Gerade in ihrem unerschütterlichen Glauben an das Wort Gottes und im Befolgen desselben, auch dort, wo man seine Weisungen nicht einsieht und begreift, müssten wir Maria nachahmen und gerade darin müsste die Zeitgemäßheit echter Marienverehrung aufleuchten. Gerade darum heißt es in der Kirchenkonstitution "Lummen Gentium" des II. Vaticanum (Art. 67): "Die Gläubigen sollen eingedenk sein, dass die wahre Marienverehrung weder in unfruchtbaren und vorübergebenden Gefühlen noch in irgendwelcher Leichtgläubigkeit besteht; sondern in der Nachahmung der Tugenden Mariens, vor allem ihres Glaubens. Einer von den vielen Märtyrern, die unter der grausamen Königin Elisabeth in England des katholischen Glaubens wegen hingerichtet wurden, befand such auch der Laie John Post aus Pereth in der Grafschaft Cumberland. Dieser war ein großer Verehrer der Gottesmutter. Das bewies er noch unmittelbar vor seinem Blutzeugentod. Denn als er zum Galgen geführt wurde, kniete er auf der untersten Stufe nieder und betete laut: "Der Engel des Herrn..." Dann folgte ein Ave Maria.

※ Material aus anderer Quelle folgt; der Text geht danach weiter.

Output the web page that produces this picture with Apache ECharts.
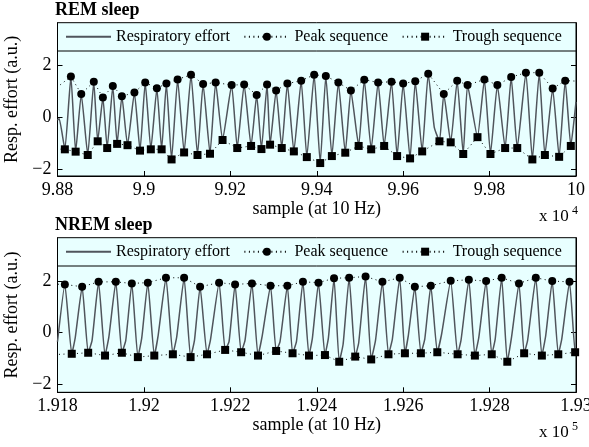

Hierauf stieg er auf die zweite Stufe hinauf zum Galgen, kniete nieder und betete: "Maria sprach..." Und wieder folgte ein andächtiges Ave Maria. Endlich betrat er die dritte und letzte Stufe, die zum Galgen hinaufführte. Wieder kniete er nieder und betete: "Und das Wort ist Fleisch geworden..." Nun folgte das dritte und letzte Ave Maria in seinem Leben. Denn gleich darauf überließ er sich dem Scharfrichter und erlitt den Märtyrertod. - Wir alle, Brüder und Schwestern im Herrn, sind seit dem Sündenfall der Stammeltern zum Tod verurteilt, wir alle müssen sterben. Nur zwei, die freigeblieben sind von der Erbschuld, Christus und Maria, mussten nicht sterben, sondern starben freiwillig im Dienst der Erlösung. Wir alle aber müssen sterben. Jeden Tag kommen wir dem Tod näher, gewissermaßen morgens, mittags und abends um je eine Stufe. Machen wir es jenem englischen Märtyrer nach und beten wir morgens, mittags und abends den Gruß an Maria im “Engel des Herrn”. Wie Mariens Lebensende ein seliger Heimgang war hinein in die himmlische Herrlichkeit mit Seele und Leib, so wird sie auch uns dann, wenn wir sie true auf Erden verehrt und ihr Beispiel gläubig nachgeahmt haben, helfen, dass auch unser Sterben einmal zum Heimgang und Eingang in die himmlische Herrlichkeit wird. “Gegrüßet seist du, Maria … Mutter Gottes, bitte für uns Sünder jetzt und in der Stunde unseres Todes. Amen.”